By William Wolf

STRANGE FRUIT  Send This Review to a Friend

Joel Katz's remarkable documentary "Strange Fruit" is only 57 minutes long but within that time framework he manages to give us a fascinating amount of musical, social and racial history related to the song that struck a blow against lynching. He also provides one segment that alone is worth the experience--Billie Holiday singing the song all the way through in 1958 with the power that nobody else could approach.

Katz is sensitive to the context in which the song gained its prominence. For one thing, he sets the record straight. It was Abel Meeropol who under the professional name of Lewis Allan wrote the music and words, first a poem. Here was a Jewish-American writing a protest song against the lynching of African-Americans, and Katz is mindful of the impact of the ties between Jews and blacks in times before more rocky relations, and the inclusion of these dynamics provide a message of contemporary relevance.
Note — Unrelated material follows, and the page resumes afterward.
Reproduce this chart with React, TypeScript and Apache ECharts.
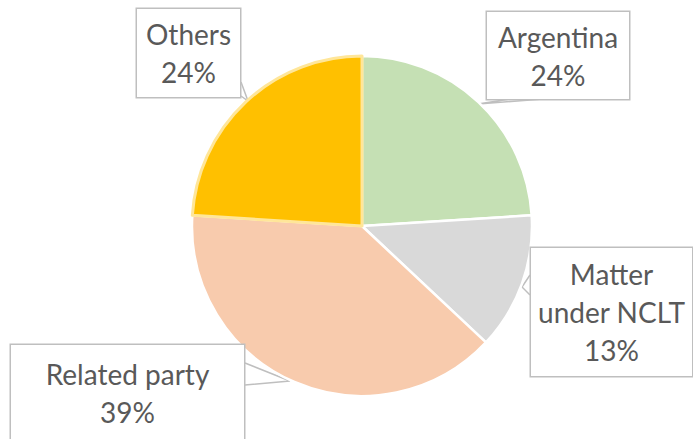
import React, { useEffect, useRef } from "react";
import * as echarts from "echarts";

const categories = ["Argentina", "Matter under NCLT", "Related party", "Others"];
const values = [24, 13, 39, 24];
const labelTexts = ["Argentina\n24%", "Matter\nunder NCLT\n13%", "Related party\n39%", "Others\n24%"];
const colors = ["#C5E0B4", "#D9D9D9", "#F8CBAD", "#FFC000"];

// label box centers / sizes and callout points (layout only)
const boxes = [
  { cx: 558, cy: 55.5, w: 144, h: 87, line: [[510, 99], [478, 104], [543, 99]] },
  { cx: 611.5, cy: 312, w: 163, h: 128, line: [[530, 275], [522, 287], [530, 295]] },
  { cx: 127.5, cy: 392.5, w: 235, h: 95, line: [[245, 363], [290, 381], [245, 385]] },
  { cx: 188.5, cy: 53, w: 105, h: 88, line: [[241, 82], [248, 101], [241, 96]] },
];

const LH = 38;

export default function App() {
  const ref = useRef<HTMLDivElement>(null);
  useEffect(() => {
    document.body.style.margin = "0";
    const chart = echarts.init(ref.current!, null, { renderer: "svg" });
    const data = categories.map((name, i) => {
      const lines = labelTexts[i].split("\n").length;
      const b = boxes[i];
      const pv = (b.h - lines * LH) / 2;
      return {
        name,
        value: values[i],
        itemStyle:
          i === 3
            ? { color: colors[i], borderColor: "#FFE699", borderWidth: 3 }
            : { color: colors[i], borderColor: "#FFFFFF", borderWidth: 2.5 },
        label: {
          formatter: labelTexts[i],
          width: b.w - 4,
          padding: [pv, 1, pv, 1],
        },
      };
    });
    chart.setOption({
      animation: false,
      backgroundColor: "#FFFFFF",
      series: [
        {
          type: "pie",
          center: [362, 226],
          radius: 170,
          startAngle: 90,
          clockwise: true,
          avoidLabelOverlap: false,
          data,
          label: {
            show: true,
            position: "outside",
            color: "#595959",
            fontFamily: "Lato",
            fontSize: 28,
            lineHeight: LH,
            align: "center",
            backgroundColor: "#FFFFFF",
            borderColor: "#BFBFBF",
            borderWidth: 1.5,
          },
          labelLine: {
            show: true,
            length: 10,
            length2: 10,
            lineStyle: { color: "#BFBFBF", width: 1.5 },
          },
          labelLayout: (params: any) => {
            const b = boxes[params.dataIndex];
            return {
              x: b.cx,
              y: b.cy,
              align: "center",
              verticalAlign: "middle",
              labelLinePoints: b.line,
            };
          },
          emphasis: { disabled: true },
        },
      ],
    });
    return () => chart.dispose();
  }, []);
  return (
    <div
      ref={ref}
      style={{ position: "absolute", left: 0, top: 0, width: 693, height: 439 }}
    />
  );
}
Katz demonstrates that Meeropol wrote the song before it was ever shown to Holiday, but that she gave the impression it was written especially for her. It is true that her performance of the song made it an anthem against lynching and accounted for its force and popularity, even though radio stations banned its playing in the racist atmosphere of the late 1930s and the 1940s (Holiday first sang "Strange Fruit" in 1939 at Barney Josephson's Café Society in Greenwich Village.)

Yet another fascinating part of the film is the recognition of Meeropol and his wife Anne as the parents who adopted the orphaned sons of Ethel and Julius Rosenberg, whose 1953 execution on charges of conspiracy to commit espionage despite their pleas of innocence and world-wide appeals for clemency still reverberates with controversy. Some of the film's most moving moments come when Michael and Robert Meeropol, while also referring to their birth parents, talk affectionately of Abel Meeropol as their father and reveal much about his personality, his intellect, his humor and the way he and Anne Meeropol raised them. There is also disclosure of Meeropol's anger when his "The House I Live In," another famous number he wrote under Lewis Allan and recorded by Frank Sinatra, had a white-black racial harmony portion edited out in the Sinatra film short in which he sang it.

Katz has done a yeoman job researching the subject and providing film clips that bring the material entertainingly and movingly alive. Comments by singer and actress Abbey Lincoln add immeasurably, as do those by folksinger and activist Pete Seeger and others. This is a rich film that adds to our knowledge and provides a sense of the past when many on the left, Communists included, were crusading against the horrendous racism that resulted in a wave of lynching. It is part of history, and so is this remarkable song, with its lyrics written by a Jewish-American who was a schoolteacher in the Bronx, lyrics beginning "Southern trees bear a strange fruit/Blood on the leaves and blood on the root/Black body swinging in the southern breeze/Strange fruit hanging from the poplar trees." To hear Holiday sing it can send a chill down your spine. U.S. theatrical premiere at the Film Forum.